BEGIN Material to process
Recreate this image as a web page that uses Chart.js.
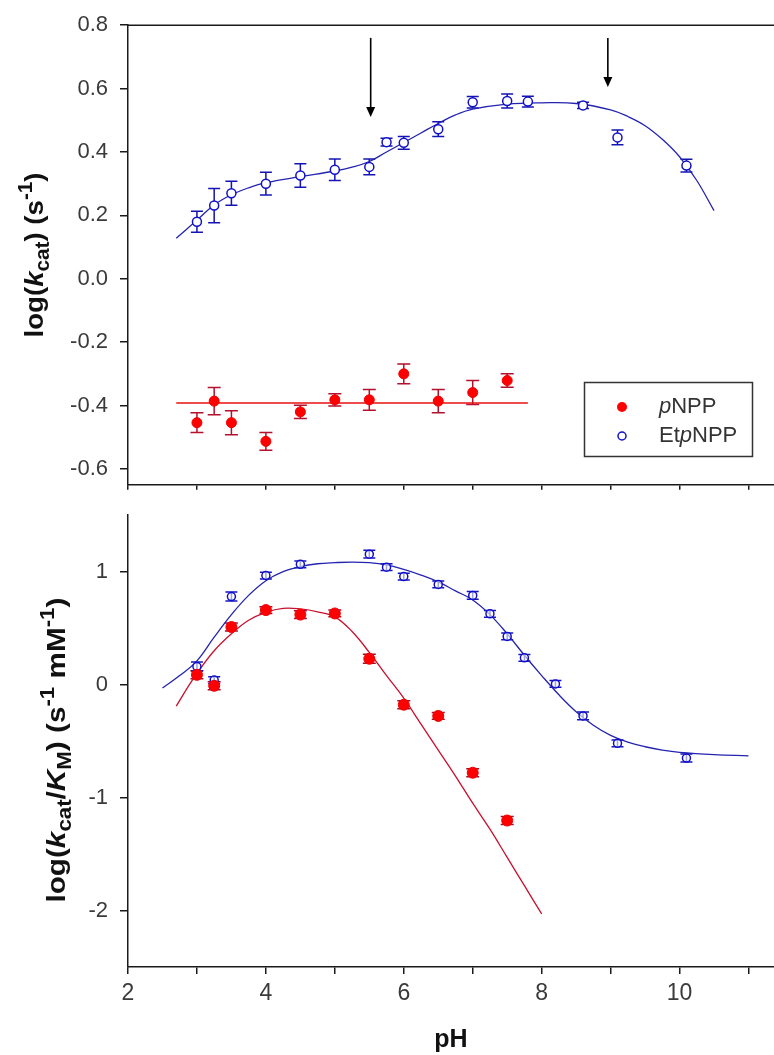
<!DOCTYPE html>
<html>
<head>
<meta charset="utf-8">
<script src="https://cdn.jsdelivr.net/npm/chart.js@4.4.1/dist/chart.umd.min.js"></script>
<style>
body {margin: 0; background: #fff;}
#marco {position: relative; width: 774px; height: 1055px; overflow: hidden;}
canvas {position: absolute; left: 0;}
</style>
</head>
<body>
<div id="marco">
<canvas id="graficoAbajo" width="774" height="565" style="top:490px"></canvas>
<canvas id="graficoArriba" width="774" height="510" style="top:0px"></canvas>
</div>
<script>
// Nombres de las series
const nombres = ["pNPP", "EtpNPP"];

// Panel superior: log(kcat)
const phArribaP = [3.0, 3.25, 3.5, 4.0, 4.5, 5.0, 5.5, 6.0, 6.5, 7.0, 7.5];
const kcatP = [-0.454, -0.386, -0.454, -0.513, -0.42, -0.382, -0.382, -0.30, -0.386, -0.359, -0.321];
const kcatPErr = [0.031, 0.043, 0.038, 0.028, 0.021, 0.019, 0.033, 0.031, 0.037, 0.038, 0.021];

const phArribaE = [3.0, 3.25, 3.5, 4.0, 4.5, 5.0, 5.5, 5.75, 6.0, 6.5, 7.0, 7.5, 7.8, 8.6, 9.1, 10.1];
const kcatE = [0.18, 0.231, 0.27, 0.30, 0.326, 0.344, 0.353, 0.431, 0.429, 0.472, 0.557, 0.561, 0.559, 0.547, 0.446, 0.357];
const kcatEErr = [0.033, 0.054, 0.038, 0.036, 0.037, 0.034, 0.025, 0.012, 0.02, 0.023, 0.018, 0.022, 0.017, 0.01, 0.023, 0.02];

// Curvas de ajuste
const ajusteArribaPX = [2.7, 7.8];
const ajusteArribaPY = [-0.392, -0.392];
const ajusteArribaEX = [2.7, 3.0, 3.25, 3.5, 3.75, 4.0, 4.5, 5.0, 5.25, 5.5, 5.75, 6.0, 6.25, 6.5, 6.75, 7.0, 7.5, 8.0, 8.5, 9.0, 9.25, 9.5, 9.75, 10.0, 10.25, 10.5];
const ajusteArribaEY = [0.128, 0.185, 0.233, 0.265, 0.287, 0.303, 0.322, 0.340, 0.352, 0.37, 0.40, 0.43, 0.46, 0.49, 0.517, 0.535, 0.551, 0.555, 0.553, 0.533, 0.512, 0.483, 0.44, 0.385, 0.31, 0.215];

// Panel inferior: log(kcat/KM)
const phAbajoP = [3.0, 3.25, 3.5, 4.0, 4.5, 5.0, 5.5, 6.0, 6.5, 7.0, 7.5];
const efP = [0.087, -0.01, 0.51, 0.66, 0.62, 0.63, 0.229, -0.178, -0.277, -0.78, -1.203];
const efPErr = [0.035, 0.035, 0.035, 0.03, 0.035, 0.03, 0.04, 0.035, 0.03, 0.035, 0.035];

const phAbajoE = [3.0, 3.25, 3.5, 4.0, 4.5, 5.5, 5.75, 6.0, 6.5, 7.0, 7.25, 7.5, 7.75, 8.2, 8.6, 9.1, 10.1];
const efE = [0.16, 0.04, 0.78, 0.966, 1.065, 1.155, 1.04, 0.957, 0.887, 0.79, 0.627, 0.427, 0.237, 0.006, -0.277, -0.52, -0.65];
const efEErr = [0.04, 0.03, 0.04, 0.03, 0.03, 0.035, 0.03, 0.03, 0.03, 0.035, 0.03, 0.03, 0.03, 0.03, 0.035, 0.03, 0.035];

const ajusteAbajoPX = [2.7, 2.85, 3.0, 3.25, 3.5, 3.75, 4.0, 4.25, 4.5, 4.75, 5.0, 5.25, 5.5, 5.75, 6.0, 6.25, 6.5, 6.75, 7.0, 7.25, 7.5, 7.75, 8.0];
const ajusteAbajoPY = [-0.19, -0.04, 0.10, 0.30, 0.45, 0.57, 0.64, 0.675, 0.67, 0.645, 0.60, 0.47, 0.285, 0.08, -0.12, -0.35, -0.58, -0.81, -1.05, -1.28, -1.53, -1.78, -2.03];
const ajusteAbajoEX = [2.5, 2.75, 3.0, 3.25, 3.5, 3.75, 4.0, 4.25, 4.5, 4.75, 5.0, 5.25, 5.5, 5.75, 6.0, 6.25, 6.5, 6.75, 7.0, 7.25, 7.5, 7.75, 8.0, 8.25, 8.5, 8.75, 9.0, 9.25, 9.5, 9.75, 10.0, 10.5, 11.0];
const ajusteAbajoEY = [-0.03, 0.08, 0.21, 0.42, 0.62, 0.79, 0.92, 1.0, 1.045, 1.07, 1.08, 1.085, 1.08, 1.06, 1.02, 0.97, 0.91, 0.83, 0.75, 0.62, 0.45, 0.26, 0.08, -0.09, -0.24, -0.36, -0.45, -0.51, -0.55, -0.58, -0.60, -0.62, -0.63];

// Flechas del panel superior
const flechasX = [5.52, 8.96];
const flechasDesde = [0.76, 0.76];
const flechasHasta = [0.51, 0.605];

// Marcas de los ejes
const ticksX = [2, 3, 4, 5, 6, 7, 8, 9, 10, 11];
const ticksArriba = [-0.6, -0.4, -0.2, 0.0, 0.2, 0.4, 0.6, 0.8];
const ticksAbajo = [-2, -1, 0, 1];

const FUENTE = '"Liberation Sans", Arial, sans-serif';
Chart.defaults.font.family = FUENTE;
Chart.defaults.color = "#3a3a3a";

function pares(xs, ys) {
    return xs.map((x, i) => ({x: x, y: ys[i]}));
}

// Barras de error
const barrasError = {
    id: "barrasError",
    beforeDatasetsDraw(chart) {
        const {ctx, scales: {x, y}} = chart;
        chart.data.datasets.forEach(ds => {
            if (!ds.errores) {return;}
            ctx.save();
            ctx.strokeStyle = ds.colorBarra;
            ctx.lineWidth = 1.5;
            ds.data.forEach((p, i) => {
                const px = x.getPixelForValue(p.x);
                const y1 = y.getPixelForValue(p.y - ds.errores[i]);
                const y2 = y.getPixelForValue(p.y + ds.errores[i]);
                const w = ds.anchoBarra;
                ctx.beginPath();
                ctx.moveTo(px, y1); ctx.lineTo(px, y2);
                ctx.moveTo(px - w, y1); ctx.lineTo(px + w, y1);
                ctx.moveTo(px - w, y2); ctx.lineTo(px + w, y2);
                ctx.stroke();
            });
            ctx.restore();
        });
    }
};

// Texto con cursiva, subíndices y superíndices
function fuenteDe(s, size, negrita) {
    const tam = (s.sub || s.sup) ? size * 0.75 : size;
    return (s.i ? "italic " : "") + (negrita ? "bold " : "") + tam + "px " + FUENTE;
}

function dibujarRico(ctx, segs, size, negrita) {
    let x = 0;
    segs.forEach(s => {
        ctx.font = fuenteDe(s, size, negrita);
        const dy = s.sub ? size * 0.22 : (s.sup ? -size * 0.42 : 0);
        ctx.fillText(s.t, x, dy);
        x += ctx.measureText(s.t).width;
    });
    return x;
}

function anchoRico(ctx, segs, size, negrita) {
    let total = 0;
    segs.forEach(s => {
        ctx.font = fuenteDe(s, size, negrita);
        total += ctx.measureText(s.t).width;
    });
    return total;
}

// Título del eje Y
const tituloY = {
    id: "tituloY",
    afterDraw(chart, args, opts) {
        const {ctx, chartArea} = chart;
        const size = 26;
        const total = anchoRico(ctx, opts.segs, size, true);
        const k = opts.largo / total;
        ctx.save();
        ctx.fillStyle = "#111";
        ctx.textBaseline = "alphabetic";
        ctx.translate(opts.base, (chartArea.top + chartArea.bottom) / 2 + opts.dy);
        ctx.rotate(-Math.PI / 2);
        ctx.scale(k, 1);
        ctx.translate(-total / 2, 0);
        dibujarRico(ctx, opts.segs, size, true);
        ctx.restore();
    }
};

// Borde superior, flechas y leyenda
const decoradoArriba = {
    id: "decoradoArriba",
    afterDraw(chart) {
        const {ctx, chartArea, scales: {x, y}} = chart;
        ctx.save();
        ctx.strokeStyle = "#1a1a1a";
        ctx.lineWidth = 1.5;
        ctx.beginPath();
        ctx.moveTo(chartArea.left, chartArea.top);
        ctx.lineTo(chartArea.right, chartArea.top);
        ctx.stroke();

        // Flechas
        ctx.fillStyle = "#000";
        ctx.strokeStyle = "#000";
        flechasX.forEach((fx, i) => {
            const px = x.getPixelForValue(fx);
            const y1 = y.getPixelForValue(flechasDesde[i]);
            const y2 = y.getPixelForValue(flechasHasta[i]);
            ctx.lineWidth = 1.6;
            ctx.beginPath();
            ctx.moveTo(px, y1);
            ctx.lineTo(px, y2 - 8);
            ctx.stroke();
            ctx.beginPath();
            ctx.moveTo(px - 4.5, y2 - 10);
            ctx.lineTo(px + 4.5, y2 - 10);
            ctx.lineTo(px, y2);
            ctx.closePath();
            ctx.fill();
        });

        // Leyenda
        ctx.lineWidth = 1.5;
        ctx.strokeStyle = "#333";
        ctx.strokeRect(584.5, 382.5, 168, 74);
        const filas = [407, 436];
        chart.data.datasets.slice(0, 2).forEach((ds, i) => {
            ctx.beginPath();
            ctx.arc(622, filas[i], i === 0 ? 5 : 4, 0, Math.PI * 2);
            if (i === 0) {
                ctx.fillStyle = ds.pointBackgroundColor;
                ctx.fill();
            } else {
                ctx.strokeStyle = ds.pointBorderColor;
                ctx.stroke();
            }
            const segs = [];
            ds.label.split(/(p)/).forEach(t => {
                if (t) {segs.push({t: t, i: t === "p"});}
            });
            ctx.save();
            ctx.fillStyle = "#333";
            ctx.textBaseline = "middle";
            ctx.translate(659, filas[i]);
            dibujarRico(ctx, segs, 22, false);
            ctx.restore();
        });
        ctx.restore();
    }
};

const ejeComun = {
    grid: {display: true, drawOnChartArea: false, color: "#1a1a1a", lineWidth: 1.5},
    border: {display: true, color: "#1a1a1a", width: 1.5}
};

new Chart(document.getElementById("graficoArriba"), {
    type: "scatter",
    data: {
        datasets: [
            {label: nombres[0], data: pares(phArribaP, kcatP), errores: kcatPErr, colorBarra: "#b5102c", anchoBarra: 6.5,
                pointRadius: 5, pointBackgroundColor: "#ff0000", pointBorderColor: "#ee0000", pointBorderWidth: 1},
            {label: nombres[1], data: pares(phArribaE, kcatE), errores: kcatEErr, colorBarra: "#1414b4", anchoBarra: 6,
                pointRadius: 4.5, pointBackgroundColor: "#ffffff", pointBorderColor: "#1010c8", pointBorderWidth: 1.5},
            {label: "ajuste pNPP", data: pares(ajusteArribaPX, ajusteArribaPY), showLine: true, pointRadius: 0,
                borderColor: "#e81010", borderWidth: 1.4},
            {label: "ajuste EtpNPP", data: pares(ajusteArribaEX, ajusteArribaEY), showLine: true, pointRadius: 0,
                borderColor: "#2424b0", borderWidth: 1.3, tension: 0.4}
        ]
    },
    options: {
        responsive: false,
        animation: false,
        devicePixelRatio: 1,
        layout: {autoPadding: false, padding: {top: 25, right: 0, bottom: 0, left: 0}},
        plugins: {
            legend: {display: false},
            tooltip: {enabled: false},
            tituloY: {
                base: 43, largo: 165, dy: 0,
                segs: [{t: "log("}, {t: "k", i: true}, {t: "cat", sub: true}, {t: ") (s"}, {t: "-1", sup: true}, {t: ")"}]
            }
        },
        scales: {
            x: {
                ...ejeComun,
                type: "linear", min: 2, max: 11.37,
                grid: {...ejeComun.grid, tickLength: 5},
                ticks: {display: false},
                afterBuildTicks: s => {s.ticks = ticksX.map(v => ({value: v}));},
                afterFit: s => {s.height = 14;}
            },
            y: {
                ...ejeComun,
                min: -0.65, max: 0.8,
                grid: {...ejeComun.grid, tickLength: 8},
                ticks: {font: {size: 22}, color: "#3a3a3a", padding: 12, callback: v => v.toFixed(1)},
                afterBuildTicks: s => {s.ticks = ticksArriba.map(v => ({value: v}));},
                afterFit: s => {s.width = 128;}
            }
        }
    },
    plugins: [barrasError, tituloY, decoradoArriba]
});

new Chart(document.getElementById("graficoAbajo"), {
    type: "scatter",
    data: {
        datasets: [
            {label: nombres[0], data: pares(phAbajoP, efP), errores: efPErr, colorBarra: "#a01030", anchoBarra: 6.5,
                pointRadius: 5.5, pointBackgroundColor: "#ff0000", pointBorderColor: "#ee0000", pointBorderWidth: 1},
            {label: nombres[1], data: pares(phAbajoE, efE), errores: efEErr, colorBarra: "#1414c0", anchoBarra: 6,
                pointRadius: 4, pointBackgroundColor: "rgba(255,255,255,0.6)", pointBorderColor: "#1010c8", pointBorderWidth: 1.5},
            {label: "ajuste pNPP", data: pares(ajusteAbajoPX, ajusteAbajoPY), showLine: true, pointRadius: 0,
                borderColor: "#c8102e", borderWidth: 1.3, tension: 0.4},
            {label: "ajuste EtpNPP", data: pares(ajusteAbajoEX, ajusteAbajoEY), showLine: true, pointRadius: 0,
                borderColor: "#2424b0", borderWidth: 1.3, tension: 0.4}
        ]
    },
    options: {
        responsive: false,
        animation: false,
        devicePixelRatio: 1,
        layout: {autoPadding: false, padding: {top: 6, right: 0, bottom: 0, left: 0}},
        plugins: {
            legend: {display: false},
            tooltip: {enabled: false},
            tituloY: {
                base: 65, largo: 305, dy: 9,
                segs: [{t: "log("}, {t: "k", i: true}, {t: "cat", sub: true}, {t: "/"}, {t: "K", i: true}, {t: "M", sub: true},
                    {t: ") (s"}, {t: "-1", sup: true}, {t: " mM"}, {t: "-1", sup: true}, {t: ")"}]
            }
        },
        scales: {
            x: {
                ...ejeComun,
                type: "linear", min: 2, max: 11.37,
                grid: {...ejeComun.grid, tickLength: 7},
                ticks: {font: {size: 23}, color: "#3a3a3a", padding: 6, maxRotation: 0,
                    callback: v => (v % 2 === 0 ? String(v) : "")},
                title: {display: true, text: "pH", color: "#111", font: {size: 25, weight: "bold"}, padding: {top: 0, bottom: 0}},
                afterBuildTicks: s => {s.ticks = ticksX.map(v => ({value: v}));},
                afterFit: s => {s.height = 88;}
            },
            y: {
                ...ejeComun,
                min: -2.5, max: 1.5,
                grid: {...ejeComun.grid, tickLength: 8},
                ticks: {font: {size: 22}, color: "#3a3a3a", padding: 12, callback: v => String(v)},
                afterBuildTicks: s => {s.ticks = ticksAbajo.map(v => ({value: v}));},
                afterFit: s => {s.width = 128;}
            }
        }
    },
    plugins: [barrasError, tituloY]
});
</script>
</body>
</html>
END Material to process
BEGIN Material to process
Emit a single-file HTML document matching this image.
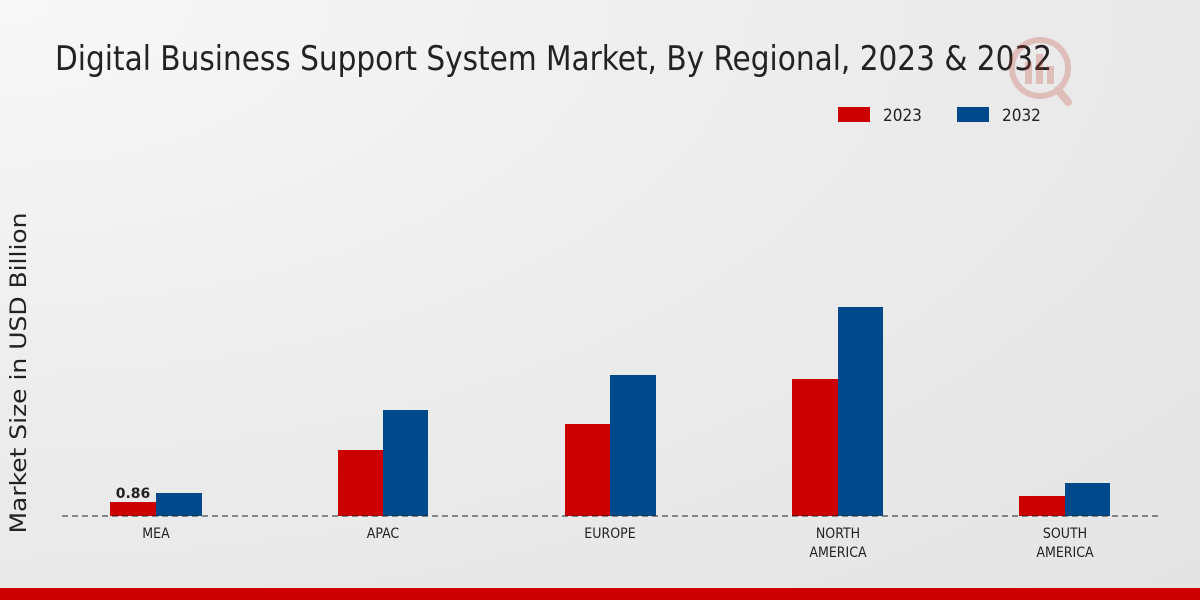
END Material to process
BEGIN Material to process
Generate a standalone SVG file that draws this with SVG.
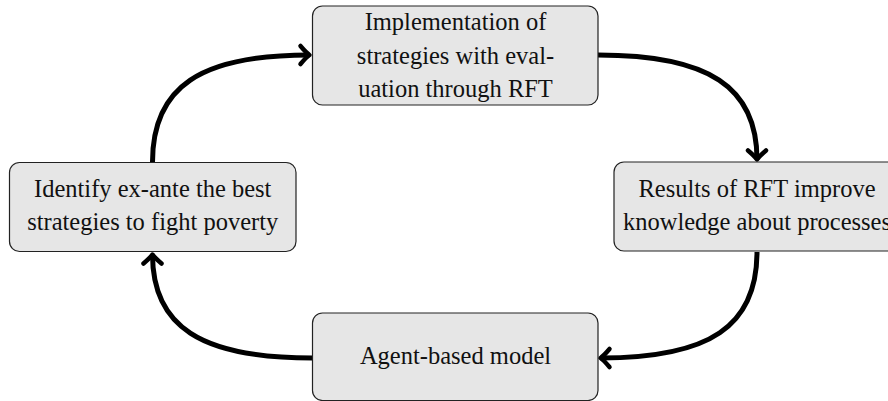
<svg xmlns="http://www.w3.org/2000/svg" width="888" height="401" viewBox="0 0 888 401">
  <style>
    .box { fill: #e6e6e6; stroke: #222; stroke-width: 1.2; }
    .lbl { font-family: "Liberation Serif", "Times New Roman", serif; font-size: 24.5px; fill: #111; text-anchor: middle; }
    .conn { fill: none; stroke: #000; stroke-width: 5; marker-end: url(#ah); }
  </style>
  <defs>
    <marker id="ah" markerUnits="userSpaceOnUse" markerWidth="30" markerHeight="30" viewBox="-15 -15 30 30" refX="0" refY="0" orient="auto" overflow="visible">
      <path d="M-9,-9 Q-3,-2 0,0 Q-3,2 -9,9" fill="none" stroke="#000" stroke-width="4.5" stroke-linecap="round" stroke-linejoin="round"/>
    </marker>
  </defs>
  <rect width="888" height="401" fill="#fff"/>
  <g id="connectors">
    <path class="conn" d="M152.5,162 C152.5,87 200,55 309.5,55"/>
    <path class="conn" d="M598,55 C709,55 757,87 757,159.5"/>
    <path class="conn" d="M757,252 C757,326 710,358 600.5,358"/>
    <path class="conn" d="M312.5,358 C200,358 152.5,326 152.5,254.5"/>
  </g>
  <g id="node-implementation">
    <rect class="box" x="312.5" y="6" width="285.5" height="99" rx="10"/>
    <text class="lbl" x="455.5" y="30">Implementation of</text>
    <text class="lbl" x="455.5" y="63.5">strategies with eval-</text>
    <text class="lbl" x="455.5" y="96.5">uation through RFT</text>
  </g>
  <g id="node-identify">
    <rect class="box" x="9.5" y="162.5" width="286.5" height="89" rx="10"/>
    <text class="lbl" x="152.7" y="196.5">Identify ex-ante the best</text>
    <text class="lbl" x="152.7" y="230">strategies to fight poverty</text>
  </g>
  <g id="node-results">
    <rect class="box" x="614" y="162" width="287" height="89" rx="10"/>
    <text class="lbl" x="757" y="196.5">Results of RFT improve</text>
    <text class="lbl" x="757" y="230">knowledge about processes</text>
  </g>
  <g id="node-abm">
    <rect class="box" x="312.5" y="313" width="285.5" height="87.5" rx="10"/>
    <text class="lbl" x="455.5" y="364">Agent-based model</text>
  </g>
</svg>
END Material to process
# Work instructions
How many of the lines above hold "this"? Answer with only the number.

# Expected answer
3